Her artworks explore the physical aspects of the woodblock printmaking process. The process involves carving into the wood, rolling ink onto the resulting raised areas, and then pressing paper against the block thus transferring the image from the raised surface to the paper. The basic unit of Yoshida’s earliest woodblock prints from 1980 was the repetition of hand-carved ovals of the same size. Each chip was created by hand with a curved chisel into the plywood. From 1996 on to the present, Yoshida creates room-sized installations with the resulting wood chips, gluing thousands of the “dots” of wood on the wall in a grid pattern, and often exhibiting the colored wood panels with bare recesses from the carving. Hawkins explains, “The process is methodical, laborious, and the work becomes not only an environment in which a viewer may contemplate the uniqueness of individual pieces which make up an organized whole but also an accumulated record of countless individual repetitive movements.” Her artworks are minimal in design and monumental in scale.

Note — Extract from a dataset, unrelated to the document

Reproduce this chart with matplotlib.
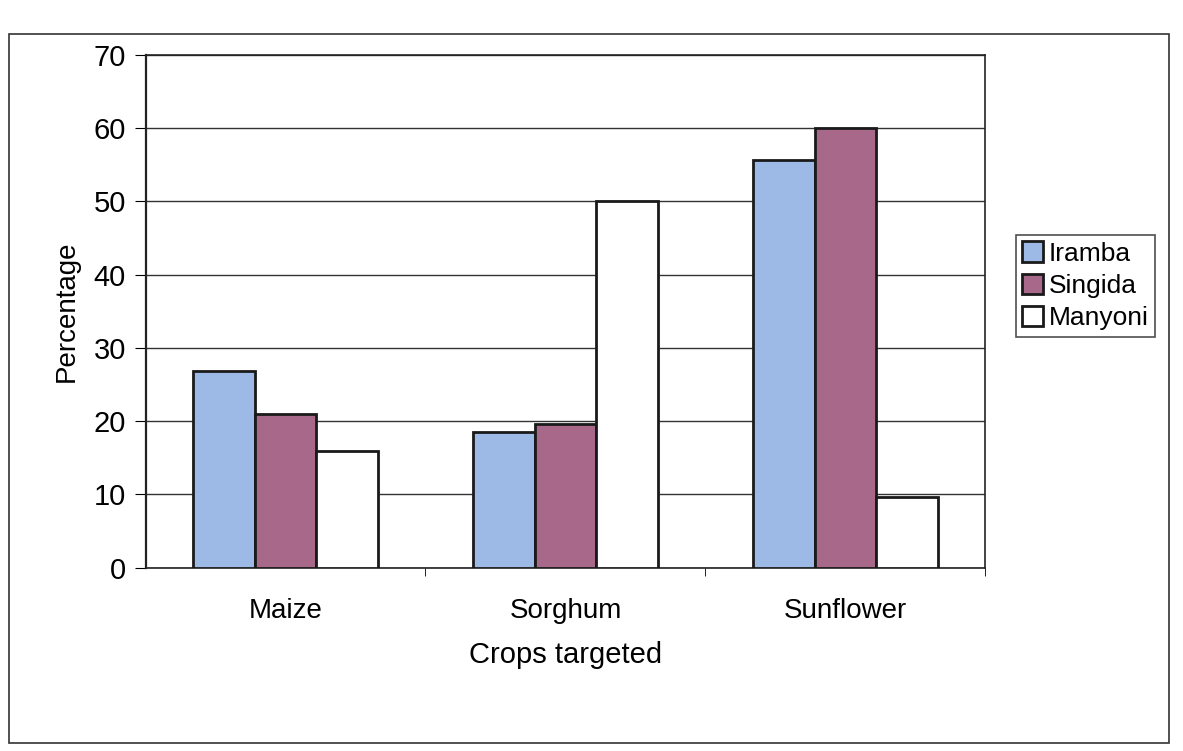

The color she uses in her installations makes several significant references. She wrote in a previous artist statement, “Red is the color that is traditionally found in Buddhist temples and Shinto shrines. But I also feel it is the color that conveys something about the art and lives of the Yoshida family. I began doing installations in 1996, the year after my father died. For that work, I used red chips as a reference to my father [Hodaka Yoshida]’s Red Wall series and in that way paid homage to him.” The red dot on a white ground also mimics the Japanese flag.